= Macrophage-activating factor =

A macrophage-activating factor (MAF) is a lymphokine or other receptor based signal that primes macrophages towards cytotoxicity to tumors, cytokine secretion, or clearance of pathogens. Similar molecules may cause development of an inhibitory, regulatory phenotype. A MAF can also alter the ability of macrophages to present MHC I antigen, participate in Th responses, and/or affect other immune responses.

MAFs act typically in combination to produce a specific phenotype.

==Macrophage activated phenotypes==
Macrophages inherently display tissue and environment-dependent plasticity. In addition, the phenotypes of the macrophages in a certain environment play a fundamental role in determining the immune activity and response within the tissue.

Depending on the combination of MAFs signaling to the macrophage, the macrophage’s activated phenotype becomes one of three major categories: classically activated, wound healing, or regulatory. Regulatory-phenotype macrophages have only recently been recognized as an important contributor to tissue microenvironments.

Tumor-associated macrophages may be any of these types, and they have been found to be important players in the tumor microenvironment. Analysis of the macrophage population and signaling in a tumor may provide useful clinical data.

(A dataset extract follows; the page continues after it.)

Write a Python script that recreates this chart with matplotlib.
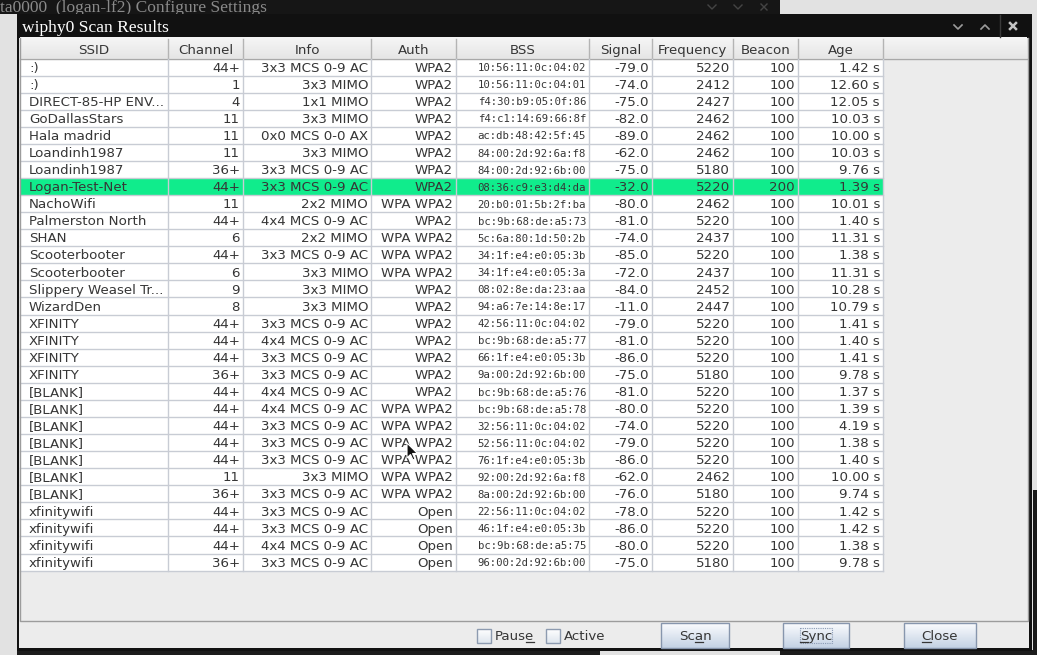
import numpy as np
import matplotlib
matplotlib.use("Agg")
import matplotlib.pyplot as plt
from matplotlib.patches import Rectangle, Polygon
from matplotlib.font_manager import FontProperties
from matplotlib.colors import to_rgb

# table content
columns = ["SSID", "Channel", "Info", "Auth", "BSS", "Signal", "Frequency", "Beacon", "Age"]
ssid = [":)", ":)", "DIRECT-85-HP ENV...", "GoDallasStars", "Hala madrid", "Loandinh1987",
        "Loandinh1987", "Logan-Test-Net", "NachoWifi", "Palmerston North", "SHAN",
        "Scooterbooter", "Scooterbooter", "Slippery Weasel Tr...", "WizardDen", "XFINITY",
        "XFINITY", "XFINITY", "XFINITY", "[BLANK]", "[BLANK]", "[BLANK]", "[BLANK]",
        "[BLANK]", "[BLANK]", "[BLANK]", "xfinitywifi", "xfinitywifi", "xfinitywifi",
        "xfinitywifi"]
channel = ["44+", "1", "4", "11", "11", "11", "36+", "44+", "11", "44+", "6", "44+", "6",
           "9", "8", "44+", "44+", "44+", "36+", "44+", "44+", "44+", "44+", "44+", "11",
           "36+", "44+", "44+", "44+", "36+"]
info = ["3x3 MCS 0-9 AC", "3x3 MIMO", "1x1 MIMO", "3x3 MIMO", "0x0 MCS 0-0 AX", "3x3 MIMO",
        "3x3 MCS 0-9 AC", "3x3 MCS 0-9 AC", "2x2 MIMO", "4x4 MCS 0-9 AC", "2x2 MIMO",
        "3x3 MCS 0-9 AC", "3x3 MIMO", "3x3 MIMO", "3x3 MIMO", "3x3 MCS 0-9 AC",
        "4x4 MCS 0-9 AC", "3x3 MCS 0-9 AC", "3x3 MCS 0-9 AC", "4x4 MCS 0-9 AC",
        "4x4 MCS 0-9 AC", "3x3 MCS 0-9 AC", "3x3 MCS 0-9 AC", "3x3 MCS 0-9 AC", "3x3 MIMO",
        "3x3 MCS 0-9 AC", "3x3 MCS 0-9 AC", "3x3 MCS 0-9 AC", "4x4 MCS 0-9 AC",
        "3x3 MCS 0-9 AC"]
auth = ["WPA2", "WPA2", "WPA2", "WPA2", "WPA2", "WPA2", "WPA2", "WPA2", "WPA WPA2", "WPA2",
        "WPA WPA2", "WPA WPA2", "WPA WPA2", "WPA2", "WPA2", "WPA2", "WPA2", "WPA2", "WPA2",
        "WPA2", "WPA WPA2", "WPA WPA2", "WPA WPA2", "WPA WPA2", "WPA WPA2", "WPA WPA2",
        "Open", "Open", "Open", "Open"]
bss = ["10:56:11:0c:04:02", "10:56:11:0c:04:01", "f4:30:b9:05:0f:86", "f4:c1:14:69:66:8f",
       "ac:db:48:42:5f:45", "84:00:2d:92:6a:f8", "84:00:2d:92:6b:00", "08:36:c9:e3:d4:da",
       "20:b0:01:5b:2f:ba", "bc:9b:68:de:a5:73", "5c:6a:80:1d:50:2b", "34:1f:e4:e0:05:3b",
       "34:1f:e4:e0:05:3a", "08:02:8e:da:23:aa", "94:a6:7e:14:8e:17", "42:56:11:0c:04:02",
       "bc:9b:68:de:a5:77", "66:1f:e4:e0:05:3b", "9a:00:2d:92:6b:00", "bc:9b:68:de:a5:76",
       "bc:9b:68:de:a5:78", "32:56:11:0c:04:02", "52:56:11:0c:04:02", "76:1f:e4:e0:05:3b",
       "92:00:2d:92:6a:f8", "8a:00:2d:92:6b:00", "22:56:11:0c:04:02", "46:1f:e4:e0:05:3b",
       "bc:9b:68:de:a5:75", "96:00:2d:92:6b:00"]
signal = [-79, -74, -75, -82, -89, -62, -75, -32, -80, -81, -74, -85, -72, -84, -11, -79,
          -81, -86, -75, -81, -80, -74, -79, -86, -62, -76, -78, -86, -80, -75]
frequency = [5220, 2412, 2427, 2462, 2462, 2462, 5180, 5220, 2462, 5220, 2437, 5220, 2437,
             2452, 2447, 5220, 5220, 5220, 5180, 5220, 5220, 5220, 5220, 5220, 2462, 5180,
             5220, 5220, 5220, 5180]
beacon = [100, 100, 100, 100, 100, 100, 100, 200, 100, 100, 100, 100, 100, 100, 100, 100,
          100, 100, 100, 100, 100, 100, 100, 100, 100, 100, 100, 100, 100, 100]
age = [1.42, 12.60, 12.05, 10.03, 10.00, 10.03, 9.76, 1.39, 10.01, 1.40, 11.31, 1.38, 11.31,
       10.28, 10.79, 1.41, 1.40, 1.41, 9.78, 1.37, 1.39, 4.19, 1.38, 1.40, 10.00, 9.74, 1.42,
       1.42, 1.38, 9.78]
selected = "08:36:c9:e3:d4:da"

W, H = 1037, 655
fig = plt.figure(figsize=(W / 100, H / 100), dpi=100)
ax = fig.add_axes([0, 0, 1, 1])
ax.axis("off")
renderer = fig.canvas.get_renderer()

SANS = "DejaVu Sans"
MONO = "DejaVu Sans Mono"
SERIF = "Liberation Serif"
FS = 9.6
TXT = "#363636"


def box(x0, y0, x1, y1, fc, ec="none", lw=0, z=1):
    ax.add_patch(Rectangle((x0, y0), x1 - x0, y1 - y0, facecolor=fc, edgecolor=ec,
                           linewidth=lw, zorder=z))


def gradient(x0, y0, x1, y1, top, bot, z=2):
    t = np.linspace(0, 1, 40)[:, None]
    img = (np.array(to_rgb(top)) * (1 - t) + np.array(to_rgb(bot)) * t)[:, None, :]
    ax.imshow(img, extent=(x0, x1, y1, y0), aspect="auto", zorder=z,
              interpolation="bilinear")


def text_w(s, size=FS, family=SANS):
    w, h, d = renderer.get_text_width_height_descent(s, FontProperties(family=family, size=size), False)
    return w


def label(x, y, s, ha="left", size=FS, color=TXT, family=SANS, z=6, under=None):
    ax.text(x, y, s, ha=ha, va="baseline", fontsize=size, color=color, family=family, zorder=z)
    if under is not None:
        full = text_w(s, size, family)
        left = x - full / 2 if ha == "center" else x
        a = left + text_w(s[:under], size, family) if under else left
        b = left + text_w(s[:under + 1], size, family)
        ax.plot([a, b], [y + 2, y + 2], color=color, lw=0.9, zorder=z)


# background: other windows
box(0, 0, W, H, "#e2e2e2", z=0)
box(0, 0, 780, 14, "#161616", z=0.5)
label(0, 12, "ta0000  (logan-lf2) Configure Settings", size=12.5, color="#8a8a8a",
      family=SERIF, z=0.6)
for cx in (712, 738):
    ax.plot([cx - 4, cx, cx + 4], [5, 9, 5], color="#444444", lw=1, zorder=0.6)
ax.plot([761, 767], [4, 10], color="#444444", lw=1, zorder=0.6)
ax.plot([761, 767], [10, 4], color="#444444", lw=1, zorder=0.6)
box(1033, 490, W, H, "#1a1a1a", z=0.5)
box(17, 650, 600, H, "#1c1c1c", z=0.5)
box(780, 650, W, H, "#1c1c1c", z=0.5)

# window frame, title bar and body
box(17, 14, 1032, 651, "#111111", z=1)
box(19, 38, 1029, 648, "#ececec", z=1.5)
label(22, 32.5, "wiphy0 Scan Results", size=12.6, color="white", family=SERIF)
for cx, up in ((958, False), (985, True)):
    ys = [29, 25, 29] if up else [25, 29, 25]
    ax.plot([cx - 4, cx, cx + 4], ys, color="#9c9c9c", lw=1.2, zorder=6)
ax.plot([999.5, 999.5], [15, 37], color="#3a3a3a", lw=1, zorder=6)
ax.plot([1010, 1016], [23, 29], color="#c4c4c4", lw=1.8, zorder=6)
ax.plot([1010, 1016], [29, 23], color="#c4c4c4", lw=1.8, zorder=6)

# table geometry
col_x = [20, 168, 243, 371, 456, 589, 652, 733, 798, 883]
head_top, head_bot = 38, 58.5
row_h = 17.07
table_right = 1027

# header
gradient(20, head_top, table_right, head_bot, "#f6f6f6", "#e6e6e6", z=2)
ax.plot([20, table_right], [head_bot, head_bot], color="#a8a8a8", lw=1, zorder=3)
for xe in col_x[1:]:
    ax.plot([xe, xe], [head_top + 1, head_bot], color="#b4b4b4", lw=1, zorder=3)
for i, name in enumerate(columns):
    label((col_x[i] + col_x[i + 1]) / 2, 54, name, ha="center")

# rows
rows = list(zip(ssid, channel, info, auth, bss,
                ["%.1f" % v for v in signal], [str(v) for v in frequency],
                [str(v) for v in beacon], ["%.2f s" % v for v in age]))
n = len(rows)
table_bot = head_bot + n * row_h
box(20, head_bot, col_x[-1], table_bot, "white", z=2)
for r, cells in enumerate(rows):
    top = head_bot + r * row_h
    if cells[4] == selected:
        box(20, top, col_x[-1], top + row_h, "#10ec8c", z=2.5)
    ax.plot([20, col_x[-1]], [top + row_h, top + row_h], color="#c8ccd4", lw=1, zorder=3)
    base = top + 13.2
    for c, s in enumerate(cells):
        if c == 0:
            label(col_x[0] + 9, base, s)
        elif c == 4:
            label(col_x[c + 1] - 3, base - 0.5, s, ha="right", size=7.7, family=MONO)
        else:
            label(col_x[c + 1] - 3, base, s, ha="right")
for xe in col_x[1:]:
    ax.plot([xe, xe], [head_bot, table_bot], color="#c8ccd4", lw=1, zorder=3)

# scroll pane border
ax.plot([19.5, 19.5, table_right + 0.5, table_right + 0.5], [head_top, 620.5, 620.5, head_top],
        color="#9c9c9c", lw=1, zorder=4)

# mouse pointer
px, py = 407, 443
arrow = np.array([[0, 0], [0, 15], [3.5, 11.5], [6, 17], [8, 16], [5.5, 10.5], [10.5, 10.5]])
ax.add_patch(Polygon(arrow + [px, py], closed=True, facecolor="#111111", edgecolor="white",
                     linewidth=0.8, zorder=7))

# bottom controls
for bx, lbl, ul in ((477, "Pause", 4), (546, "Active", None)):
    gradient(bx, 629, bx + 14, 643, "#ffffff", "#dfe6ee", z=4)
    ax.add_patch(Rectangle((bx, 629), 14, 14, facecolor="none", edgecolor="#8d9bb0",
                           linewidth=1, zorder=5))
    label(bx + 18, 640, lbl, under=ul)

for x0, x1, lbl, ul in ((661, 729, "Scan", 2), (783, 849, "Sync", 0), (904, 976, "Close", 0)):
    gradient(x0, 623, x1, 648, "#fbfcfe", "#c4d2e4", z=4)
    ax.add_patch(Rectangle((x0, 623), x1 - x0, 25, facecolor="none", edgecolor="#8796ad",
                           linewidth=1, zorder=5))
    label((x0 + x1) / 2, 640, lbl, ha="center", under=ul)
ax.add_patch(Rectangle((800, 628), 32, 15, facecolor="none", edgecolor="#8a9ab4",
                       linewidth=0.8, linestyle=(0, (1, 1)), zorder=5))

ax.set_xlim(0, W)
ax.set_ylim(H, 0)
fig.savefig("out.png", dpi=100)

===Clarifications on terminology===
- Macrophages have been classified as M1 or M2 depending on the adaptive immune response that elicited the phenotype: Th1 or Th2 respectively.
- The phrase 'alternatively activated macrophage' is used to refer to M2 macrophages.
- Regulatory macrophages do not fit into the M1/M2 classification system, and they display different markers.

===Classically activated macrophages===
After receiving signaling from both IFNγ and TNF, macrophages acquire a phenotype with higher activity against both pathogens and tumor cells. They also secrete inflammatory cytokines. IFNγ signaling can initially originate from Natural Killer (NK) cells, but adaptive immune cells are required to sustain a population of classically activated macrophages.

Toll-like receptor agonists may also cause macrophage activation.

===Wound healing macrophages===
Interleukin 4, secreted by granulocytes after tissue damage or by adaptive immune cells within a Th2 response, causes macrophages to secrete minimal amounts of pro-inflammatory cytokines and to have lower activity against intracellular pathogens. They also promote extracellular matrix synthesis via production of ornithine, via arginase; this is used as a precursor for extracellular matrix components. The overall result is a macrophage population that promotes wound healing.

The specific roles macrophages play in the Th2 response are still under investigation.

===Regulatory macrophages===
Glucocorticoids can contribute to the development of regulatory macrophages. These macrophages produce Interleukin 10 and inhibit immune system response (See below for Effect on cancer). Tumor-associated macrophages may contain a large population of regulatory macrophages.

==Effect on cancer==
Initially, MAFs were thought to increase a macrophage’s cytotoxic response, allowing enhanced clearance of the tumor cells. However, they also have wider ranging effects. Chronic inflammation associated with activated macrophages may lead to the development of neoplasia, such as those found surrounding tuberculosis scars.

Dysregulation of macrophage activation may cause increased inflammation and eventual neoplasia.

Moreover, macrophages infiltrating the tumor microenvironment can transition towards a regulatory phenotype. Regulatory macrophages produce Interleukin 10, which can inhibit cytotoxic responses of other lymphocytes to cancer cell antigens. The stromal reaction surrounding a tumor, as well as prostaglandins and hypoxia may play a role in this transition.

Epithelial-mesenchymal transition has been found to be influenced by all types of macrophages, which cause both pro and anti-inflammatory responses that can promote EMT.

==Non-cytokine examples of macrophage-activating factors==
Pathogenic antigens can bind to toll-like receptors that stimulate macrophage activation and response. Examples include heat shock proteins released during apoptosis, and bacterial lipopolysaccharide.

==Examples==
- Interferon-gamma
- Interleukin 4
- TNF alpha
- CD36

==Miscellaneous==
It has been suggested that MAF can be formed by probiotic bacteria in a yoghurt medium. This probiotic mixture has been found to be helpful in various immune disturbances including ME/CFS.